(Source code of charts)
════

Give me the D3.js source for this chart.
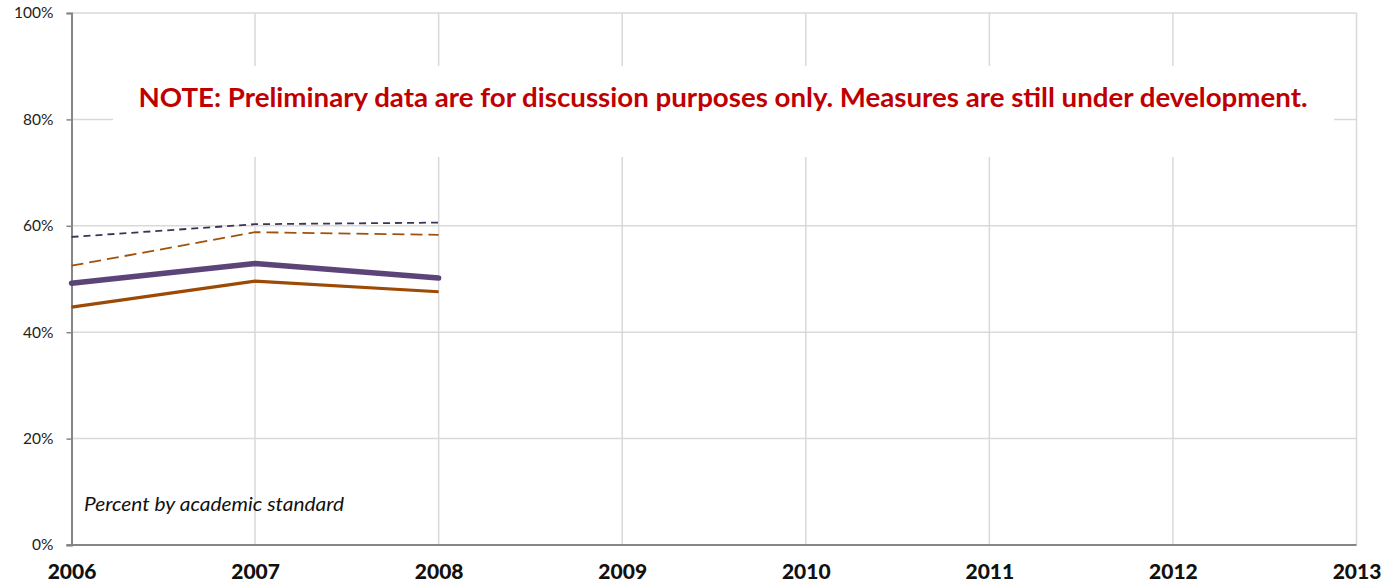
<!DOCTYPE html>
<html><head><meta charset="utf-8">
<script src="https://cdn.jsdelivr.net/npm/d3@7"></script>
<style>body{margin:0;background:#fff;}svg{display:block;}</style>
</head><body>
<svg id="c" width="1387" height="584"></svg>
<script>
const years = [2006, 2007, 2008, 2009, 2010, 2011, 2012, 2013];
const dataYears = [2006, 2007, 2008];
const purpleDashed = [57.9, 60.3, 60.6];
const orangeDashed = [52.5, 58.8, 58.3];
const purpleSolid = [49.2, 52.9, 50.2];
const orangeSolid = [44.7, 49.6, 47.6];
const yTicks = [0, 20, 40, 60, 80, 100];
const noteText = "NOTE: Preliminary data are for discussion purposes only. Measures are still under development.";
const subText = "Percent by academic standard";

const svg = d3.select("#c");
const x = d3.scaleLinear().domain([2006, 2013]).range([71.5, 1356.5]);
const y = d3.scaleLinear().domain([0, 100]).range([545, 13]);

// grid
svg.append("g").selectAll("line.v").data(years.slice(1)).join("line")
  .attr("x1", d => x(d)).attr("x2", d => x(d)).attr("y1", y(100)).attr("y2", y(0))
  .attr("stroke", "#d9d9d9").attr("stroke-width", 1.5);
svg.append("g").selectAll("line.h").data(yTicks.slice(1)).join("line")
  .attr("x1", x(2006)).attr("x2", x(2013)).attr("y1", d => y(d)).attr("y2", d => y(d))
  .attr("stroke", "#d9d9d9").attr("stroke-width", 1.5);

// note box
svg.append("rect").attr("x", 113).attr("y", 66).attr("width", 1221).attr("height", 91).attr("fill", "#fff");

// y axis
const yAxis = d3.axisLeft(y).tickValues(yTicks).tickFormat(d => d + "%").tickSize(5).tickPadding(13);
const gy = svg.append("g").attr("transform", `translate(${x(2006)},0)`).call(yAxis);
gy.select(".domain").attr("stroke", "#868686").attr("stroke-width", 2);
gy.selectAll(".tick line").attr("stroke", "#868686").attr("stroke-width", 1.5);
gy.selectAll(".tick text").attr("font-family", "Lato, 'Open Sans', sans-serif").attr("font-size", 15.5).attr("fill", "#222");

// x axis
const xAxis = d3.axisBottom(x).tickValues(years).tickFormat(d3.format("d")).tickSize(0).tickPadding(19);
const gx = svg.append("g").attr("transform", `translate(0,${y(0)})`).call(xAxis);
gx.select(".domain").attr("stroke", "#868686").attr("stroke-width", 2).attr("d", `M${x(2006)-5},0H${x(2013)}`);
gx.selectAll(".tick text").attr("font-family", "Lato, 'Open Sans', sans-serif").attr("font-weight", "900").attr("font-size", 21).attr("fill", "#111");

// lines
const line = vals => d3.line().x((d, i) => x(dataYears[i])).y(d => y(d))(vals);
svg.append("path").attr("d", line(orangeSolid)).attr("fill", "none").attr("stroke", "#9C4A06").attr("stroke-width", 3.2).attr("stroke-linejoin", "round");
svg.append("path").attr("d", line(purpleSolid)).attr("fill", "none").attr("stroke", "#5B4578").attr("stroke-width", 5.5).attr("stroke-linecap", "round").attr("stroke-linejoin", "round");
svg.append("path").attr("d", line(orangeDashed)).attr("fill", "none").attr("stroke", "#A0520C").attr("stroke-width", 1.8).attr("stroke-dasharray", "12,6");
svg.append("path").attr("d", line(purpleDashed)).attr("fill", "none").attr("stroke", "#3E3354").attr("stroke-width", 1.8).attr("stroke-dasharray", "7,5");

// texts
svg.append("text").attr("x", 723).attr("y", 107).attr("text-anchor", "middle")
  .attr("font-family", "Lato, 'Open Sans', sans-serif").attr("font-weight", "bold").attr("font-size", 26)
  .attr("fill", "#C00000").attr("textLength", 1169).attr("lengthAdjust", "spacingAndGlyphs").text(noteText);
svg.append("text").attr("x", 84).attr("y", 511)
  .attr("font-family", "Lato, 'Open Sans', sans-serif").attr("font-style", "italic").attr("font-size", 19)
  .attr("fill", "#111").attr("textLength", 260).attr("lengthAdjust", "spacingAndGlyphs").text(subText);
</script>
</body></html>
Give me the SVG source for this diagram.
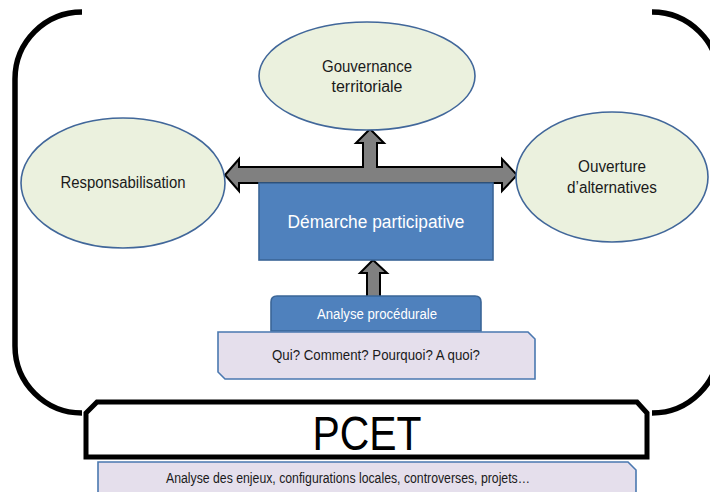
<svg xmlns="http://www.w3.org/2000/svg" width="710" height="492" viewBox="0 0 710 492">
<style>
.bracket{fill:none;stroke:#000;stroke-width:5.5;}
.ell{fill:#ebf1de;stroke:#41679a;stroke-width:1.6;}
.blue{fill:#4f81bd;stroke:#3a6597;stroke-width:1.6;}
.lav{fill:#e5dfec;stroke:#4a78b0;stroke-width:1.6;}
.arrow{fill:#808080;stroke:#000;stroke-width:2;stroke-linejoin:miter;}
text{font-family:"Liberation Sans",Arial,sans-serif;text-anchor:middle;}
.dark{fill:#1a1a1a;font-size:16px;}
.white{fill:#fff;}
.small{fill:#1a1a1a;font-size:14px;}
</style>
<rect width="710" height="492" fill="#fff"/>
<g id="frame">
<path class="bracket" d="M82,12 A67,67 0 0 0 15,79 L15,346 A67,67 0 0 0 82,413"/>
<path class="bracket" d="M652,12 A67,67 0 0 1 719,79 L719,346 A67,67 0 0 1 652,413"/>
</g>
<g id="connectors">
<polygon class="arrow" points="225,175 239,159 239,167 363,167 363,143 356,143 370,129 384,143 377,143 377,167 502,167 502,159 517,175 502,191 502,183 239,183 239,191"/>
<polygon class="arrow" points="373,260 387,273 380,273 380,297 367,297 367,273 360,273"/>
</g>
<g id="gouvernance">
<ellipse class="ell" cx="367" cy="76" rx="108" ry="54"/>
<text class="dark" x="367" y="72" textLength="90" lengthAdjust="spacingAndGlyphs">Gouvernance</text>
<text class="dark" x="367" y="92" textLength="71" lengthAdjust="spacingAndGlyphs">territoriale</text>
</g>
<g id="responsabilisation">
<ellipse class="ell" cx="123" cy="183" rx="102" ry="65"/>
<text class="dark" x="123" y="188" textLength="125" lengthAdjust="spacingAndGlyphs">Responsabilisation</text>
</g>
<g id="ouverture">
<ellipse class="ell" cx="612" cy="177" rx="96" ry="65"/>
<text class="dark" x="612" y="172" textLength="68" lengthAdjust="spacingAndGlyphs">Ouverture</text>
<text class="dark" x="612" y="193" textLength="90" lengthAdjust="spacingAndGlyphs">d’alternatives</text>
</g>
<g id="demarche">
<rect class="blue" x="259" y="183" width="234" height="77"/>
<text class="white" x="376" y="228" font-size="18" textLength="177" lengthAdjust="spacingAndGlyphs">Démarche participative</text>
</g>
<g id="analyse-procedurale">
<path class="blue" d="M271,331 L271,302 Q271,296 277,296 L475,296 Q481,296 481,302 L481,331 Z"/>
<text class="white" x="377" y="319" font-size="14" textLength="120" lengthAdjust="spacingAndGlyphs">Analyse procédurale</text>
</g>
<g id="questions">
<path class="lav" d="M218,332 L528,332 L535,339 L535,379 L225,379 L218,372 Z"/>
<text class="small" x="376" y="360" textLength="208" lengthAdjust="spacingAndGlyphs">Qui? Comment? Pourquoi? A quoi?</text>
</g>
<g id="pcet">
<path fill="#fff" stroke="#000" stroke-width="5" d="M86,457 L86,413 L97,402 L637,402 L647,413 L647,457 Z"/>
<text x="367" y="450" font-size="48" fill="#000" textLength="109" lengthAdjust="spacingAndGlyphs">PCET</text>
</g>
<g id="enjeux">
<path class="lav" d="M98,496 L98,462 L628,462 L636,470 L636,496 Z"/>
<text class="small" x="348" y="483" textLength="364" lengthAdjust="spacingAndGlyphs">Analyse des enjeux, configurations locales, controverses, projets…</text>
</g>
</svg>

════

__TASK INSTRUCTIONS__:
Wherever the word "Give" occurs in a line of the listing, copy that line.

__WRITTEN ANSWER__:
Give me the D3.js source for this chart.
Give me the SVG source for this diagram.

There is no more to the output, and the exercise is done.